What you will do: Pictures stay out of the copy. Please reproduce only the lines between the one holding "Reproduce this chart with matplotlib." and the one holding "nonuv_err = [0.0, 2.3, 2.0, 2.4, 2.8]", inclusive.

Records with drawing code
--- start ---

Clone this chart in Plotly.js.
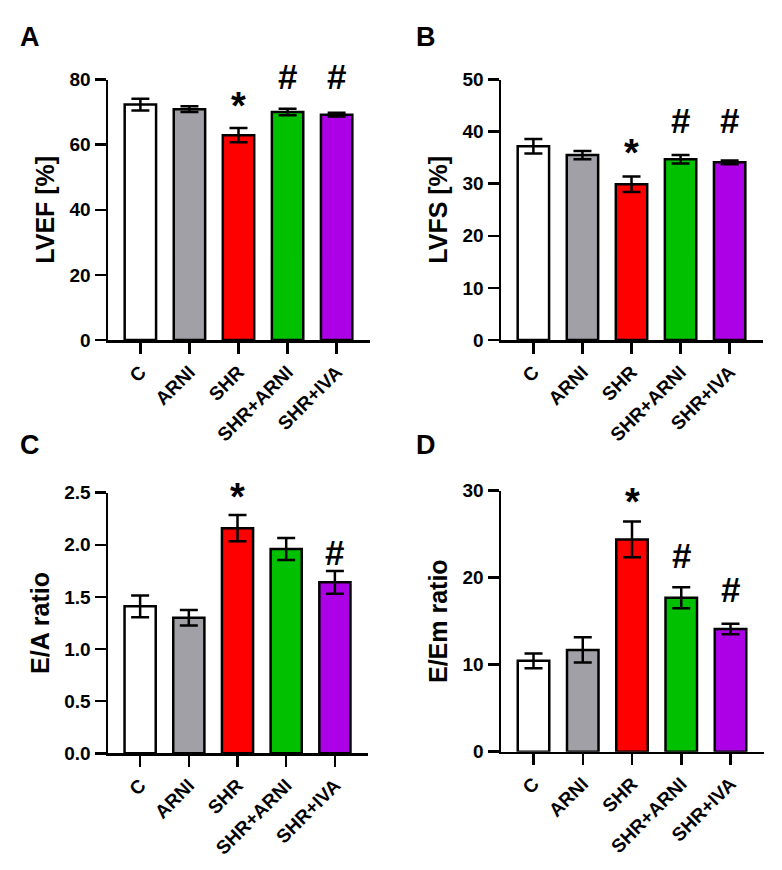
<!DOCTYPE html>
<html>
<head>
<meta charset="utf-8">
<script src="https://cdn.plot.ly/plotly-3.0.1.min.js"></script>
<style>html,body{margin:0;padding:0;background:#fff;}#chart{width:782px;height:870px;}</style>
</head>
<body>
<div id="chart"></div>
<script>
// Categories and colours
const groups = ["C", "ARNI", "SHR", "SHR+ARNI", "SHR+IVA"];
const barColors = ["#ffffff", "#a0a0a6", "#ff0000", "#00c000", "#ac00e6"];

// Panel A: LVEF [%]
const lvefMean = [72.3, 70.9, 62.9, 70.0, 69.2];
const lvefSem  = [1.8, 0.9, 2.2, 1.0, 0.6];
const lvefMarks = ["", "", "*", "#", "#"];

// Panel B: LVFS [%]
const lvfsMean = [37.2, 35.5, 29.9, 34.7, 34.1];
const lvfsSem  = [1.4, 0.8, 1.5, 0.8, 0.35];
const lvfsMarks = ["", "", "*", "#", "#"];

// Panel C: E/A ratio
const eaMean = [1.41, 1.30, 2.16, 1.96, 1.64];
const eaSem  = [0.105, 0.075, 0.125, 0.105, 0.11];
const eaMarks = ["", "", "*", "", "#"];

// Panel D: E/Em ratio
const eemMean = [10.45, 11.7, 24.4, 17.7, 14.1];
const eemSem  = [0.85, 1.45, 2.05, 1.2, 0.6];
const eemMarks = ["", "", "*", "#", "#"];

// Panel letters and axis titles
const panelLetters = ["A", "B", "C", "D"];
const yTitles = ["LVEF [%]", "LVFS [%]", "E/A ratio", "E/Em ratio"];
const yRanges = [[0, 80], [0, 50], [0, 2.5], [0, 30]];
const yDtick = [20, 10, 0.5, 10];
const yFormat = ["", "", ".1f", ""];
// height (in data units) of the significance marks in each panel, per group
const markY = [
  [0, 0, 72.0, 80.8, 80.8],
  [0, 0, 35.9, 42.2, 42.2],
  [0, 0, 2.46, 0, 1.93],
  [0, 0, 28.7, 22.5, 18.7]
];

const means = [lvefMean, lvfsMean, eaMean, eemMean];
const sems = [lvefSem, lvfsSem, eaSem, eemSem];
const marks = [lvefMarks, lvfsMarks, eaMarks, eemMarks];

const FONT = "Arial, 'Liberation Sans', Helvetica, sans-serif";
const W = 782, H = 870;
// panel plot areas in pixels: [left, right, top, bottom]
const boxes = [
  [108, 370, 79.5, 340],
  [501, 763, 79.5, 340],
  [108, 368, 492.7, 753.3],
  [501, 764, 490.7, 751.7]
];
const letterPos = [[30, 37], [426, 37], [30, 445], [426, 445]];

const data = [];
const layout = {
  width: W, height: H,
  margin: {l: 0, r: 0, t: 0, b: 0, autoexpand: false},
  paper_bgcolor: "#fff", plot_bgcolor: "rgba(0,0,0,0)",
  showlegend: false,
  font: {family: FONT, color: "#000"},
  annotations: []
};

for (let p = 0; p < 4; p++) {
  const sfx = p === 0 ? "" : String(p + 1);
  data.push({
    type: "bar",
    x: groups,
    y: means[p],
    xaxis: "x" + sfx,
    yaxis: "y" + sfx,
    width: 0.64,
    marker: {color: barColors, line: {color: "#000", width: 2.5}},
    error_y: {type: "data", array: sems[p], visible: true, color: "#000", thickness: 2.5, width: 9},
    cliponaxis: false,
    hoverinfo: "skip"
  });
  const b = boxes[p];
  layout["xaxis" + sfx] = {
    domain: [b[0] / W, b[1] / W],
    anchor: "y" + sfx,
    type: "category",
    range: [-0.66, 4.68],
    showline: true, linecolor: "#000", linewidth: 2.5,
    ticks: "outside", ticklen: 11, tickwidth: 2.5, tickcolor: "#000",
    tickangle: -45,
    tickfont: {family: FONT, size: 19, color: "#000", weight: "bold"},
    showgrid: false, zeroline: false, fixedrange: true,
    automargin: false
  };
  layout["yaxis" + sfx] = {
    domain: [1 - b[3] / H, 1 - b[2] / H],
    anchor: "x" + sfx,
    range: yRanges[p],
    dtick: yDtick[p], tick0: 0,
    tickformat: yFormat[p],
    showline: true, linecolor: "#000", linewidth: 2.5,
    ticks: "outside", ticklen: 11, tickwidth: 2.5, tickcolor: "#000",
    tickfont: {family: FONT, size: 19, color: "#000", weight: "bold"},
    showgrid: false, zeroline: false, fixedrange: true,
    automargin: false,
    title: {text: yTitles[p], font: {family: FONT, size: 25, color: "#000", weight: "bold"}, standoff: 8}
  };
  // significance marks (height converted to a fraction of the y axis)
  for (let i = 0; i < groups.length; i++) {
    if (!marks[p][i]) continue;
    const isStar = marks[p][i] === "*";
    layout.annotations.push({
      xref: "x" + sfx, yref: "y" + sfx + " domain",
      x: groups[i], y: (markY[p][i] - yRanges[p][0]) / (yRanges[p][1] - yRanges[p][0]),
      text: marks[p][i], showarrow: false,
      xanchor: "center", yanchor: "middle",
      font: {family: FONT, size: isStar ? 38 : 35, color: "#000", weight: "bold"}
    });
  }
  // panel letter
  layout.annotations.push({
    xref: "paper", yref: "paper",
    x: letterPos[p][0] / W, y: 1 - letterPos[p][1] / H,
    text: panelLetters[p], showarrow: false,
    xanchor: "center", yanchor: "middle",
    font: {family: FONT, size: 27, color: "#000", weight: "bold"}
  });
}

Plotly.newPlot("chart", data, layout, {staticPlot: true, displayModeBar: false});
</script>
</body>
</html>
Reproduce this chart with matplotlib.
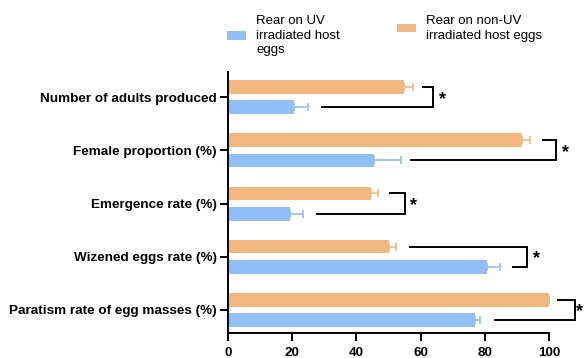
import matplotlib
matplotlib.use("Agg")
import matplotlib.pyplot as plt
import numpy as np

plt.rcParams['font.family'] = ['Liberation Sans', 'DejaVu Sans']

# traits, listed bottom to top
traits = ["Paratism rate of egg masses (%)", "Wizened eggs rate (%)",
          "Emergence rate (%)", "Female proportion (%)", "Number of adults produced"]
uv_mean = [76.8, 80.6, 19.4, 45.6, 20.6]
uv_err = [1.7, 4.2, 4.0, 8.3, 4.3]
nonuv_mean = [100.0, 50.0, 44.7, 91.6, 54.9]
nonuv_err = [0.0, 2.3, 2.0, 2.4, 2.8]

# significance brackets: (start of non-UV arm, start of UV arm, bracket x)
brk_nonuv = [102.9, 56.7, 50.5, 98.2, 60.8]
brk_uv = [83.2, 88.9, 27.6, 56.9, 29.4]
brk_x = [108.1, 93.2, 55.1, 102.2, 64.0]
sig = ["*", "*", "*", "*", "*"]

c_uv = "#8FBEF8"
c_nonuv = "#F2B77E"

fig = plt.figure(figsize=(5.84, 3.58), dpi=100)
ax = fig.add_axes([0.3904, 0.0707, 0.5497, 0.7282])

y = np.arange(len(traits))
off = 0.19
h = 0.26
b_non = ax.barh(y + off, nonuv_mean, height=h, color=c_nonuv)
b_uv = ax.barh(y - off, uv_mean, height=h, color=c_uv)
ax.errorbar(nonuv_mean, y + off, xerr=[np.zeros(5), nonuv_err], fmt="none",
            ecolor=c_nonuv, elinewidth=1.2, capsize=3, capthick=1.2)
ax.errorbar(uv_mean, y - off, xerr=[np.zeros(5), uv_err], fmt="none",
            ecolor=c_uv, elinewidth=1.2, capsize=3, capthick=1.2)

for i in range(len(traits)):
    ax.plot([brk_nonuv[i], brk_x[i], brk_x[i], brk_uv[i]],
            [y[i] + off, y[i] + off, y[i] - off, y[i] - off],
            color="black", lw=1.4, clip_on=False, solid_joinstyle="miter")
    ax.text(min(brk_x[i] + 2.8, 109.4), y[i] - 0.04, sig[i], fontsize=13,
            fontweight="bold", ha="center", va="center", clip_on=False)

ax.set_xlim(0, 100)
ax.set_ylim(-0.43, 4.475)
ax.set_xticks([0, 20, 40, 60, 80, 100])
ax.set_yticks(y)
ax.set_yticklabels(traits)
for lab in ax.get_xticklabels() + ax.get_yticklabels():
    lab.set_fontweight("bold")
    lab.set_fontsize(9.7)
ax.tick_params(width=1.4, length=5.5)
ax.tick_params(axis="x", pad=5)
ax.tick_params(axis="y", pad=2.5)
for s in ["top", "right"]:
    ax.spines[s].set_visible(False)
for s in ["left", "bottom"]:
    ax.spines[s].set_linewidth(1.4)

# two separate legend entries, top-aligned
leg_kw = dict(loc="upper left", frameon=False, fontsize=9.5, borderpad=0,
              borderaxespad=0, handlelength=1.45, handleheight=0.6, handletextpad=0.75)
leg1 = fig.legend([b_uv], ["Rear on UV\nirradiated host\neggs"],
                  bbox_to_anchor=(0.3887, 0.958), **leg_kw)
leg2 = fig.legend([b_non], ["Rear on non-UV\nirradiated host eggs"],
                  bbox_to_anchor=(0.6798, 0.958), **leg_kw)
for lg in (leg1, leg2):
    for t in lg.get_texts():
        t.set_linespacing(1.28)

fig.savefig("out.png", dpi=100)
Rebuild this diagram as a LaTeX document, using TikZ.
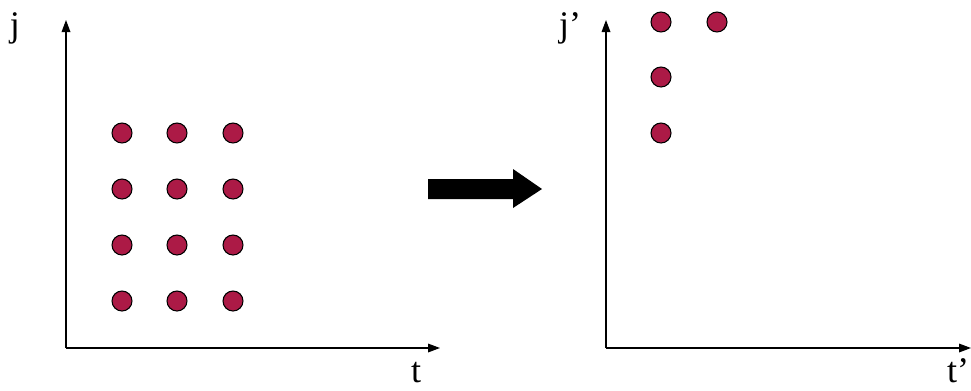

--- end ---

Task result:
Reproduce this chart with matplotlib.
import matplotlib
matplotlib.use("Agg")
import matplotlib.pyplot as plt
import numpy as np

plt.rcParams['font.family'] = ['Liberation Sans', 'DejaVu Sans']

# traits, listed bottom to top
traits = ["Paratism rate of egg masses (%)", "Wizened eggs rate (%)",
          "Emergence rate (%)", "Female proportion (%)", "Number of adults produced"]
uv_mean = [76.8, 80.6, 19.4, 45.6, 20.6]
uv_err = [1.7, 4.2, 4.0, 8.3, 4.3]
nonuv_mean = [100.0, 50.0, 44.7, 91.6, 54.9]
nonuv_err = [0.0, 2.3, 2.0, 2.4, 2.8]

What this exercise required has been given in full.